Своеобразный параллелизм можно заметить при анализе других московских глав и главы 16 «Казнь»: «Солнце уже снижалось над Лысой Горой… И когда побежал четвертый час казни… не осталось, вопреки всем ожиданиям, ни одного человека. Солнце сожгло толпу и погнало ее обратно в Ершалаим». Но, как увидим дальше, солнце выполняет в романе и другую, символическую функцию, включающую и все предшествующие.

Для содержания романа актуально прежде всего не только символическое в этих образах, а участие в хронотопе (пространственно-временных параметрах произведения).

Поскольку смыслообразующими являются главы о романе Мастера, посвященном, с одной стороны, римскому прокуратору Понтию Пилату, а с другой – сам Понтий Пилат как исторический, а не только литературный персонаж, известен благодаря «суду над Иешуа (Иисусом)», то, следовательно, хронотоп именно этих событий отозвался впоследствии во всей истории христианизированного человечества. Таким образом, календарное значение этих событий доминантное.

Гроза и тьма в романе М.А. Булгакова «Мастер и Маргарита»

Красноречив пейзаж после казни на кресте, когда «человек в капюшоне» удостоверяется в том, что каждый из трех казненных мертв: «Настала полутьма, и молнии бороздили черное небо. Из него вдруг брызнуло огнем, и крик кентуриона «Снимай цепь!» утонул в грохоте. Счастливые солдаты кинулись бежать с холма, надевая шлемы. Тьма закрыла Ершалаим.

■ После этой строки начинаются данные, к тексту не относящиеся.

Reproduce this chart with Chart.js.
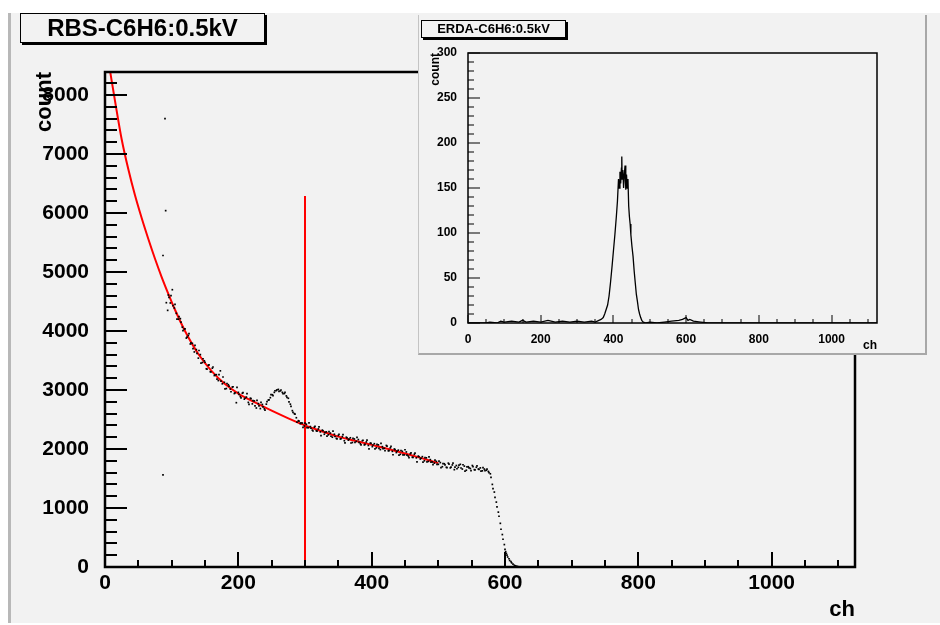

Ливень хлынул внезапно и застал кентурии на полдороге на холме. Вода обрушилась так страшно, что, когда солдаты бежали книзу, им вдогонку уже летели бушующие потоки…. Через несколько минут в дымном вареве грозы, воды и огня на холме остался только один человек».

Символика тьмы и света (огня) как кары небесной, кары Божьей, и очистительного начала, через которые еще многие века, тысячелетия будут идти народы, без сомнения, важна для понимания приведенного пейзажа. Этот пейзаж оказывается почти музыкально-поэтической увертюрой к грядущей пьесе «Путь христианства», в которой уже намечены основные противоборствующие силы не только вне человека, но внутри одного человека, потому столь значительна роль в данном эпизоде «человека в капюшоне» и Левия Матвея.

Заметим, так завершается глава 16 (едва ли не центральная, своеобразный композиционный стержень всего романа), а глава 31 (предпоследняя в романе) открывается следующим образом: «Грозу унесло без следа, и, аркой перекинувшись через всю Москву, стояла в небе разноцветная радуга, пила воду из Москвы-реки». Не случайно у читателя складывается впечатление, что московский пейзаж – продолжение только что процитированного ершалаимского. Не случайно и то, что за этим поэтичным пейзажем умиротворенного «Третьего Рима» следует прощание мастера и Маргариты с Москвой: «Ну, что ж, обратился он (Воланд. – И.М.) к одному мастеру, – попрощайтесь с городом. Нам пора, – …указал…туда, где бесчисленные солнца плавили стекло за рекою, где над этими солнцами стоял туман, дым, пар раскаленного за день города».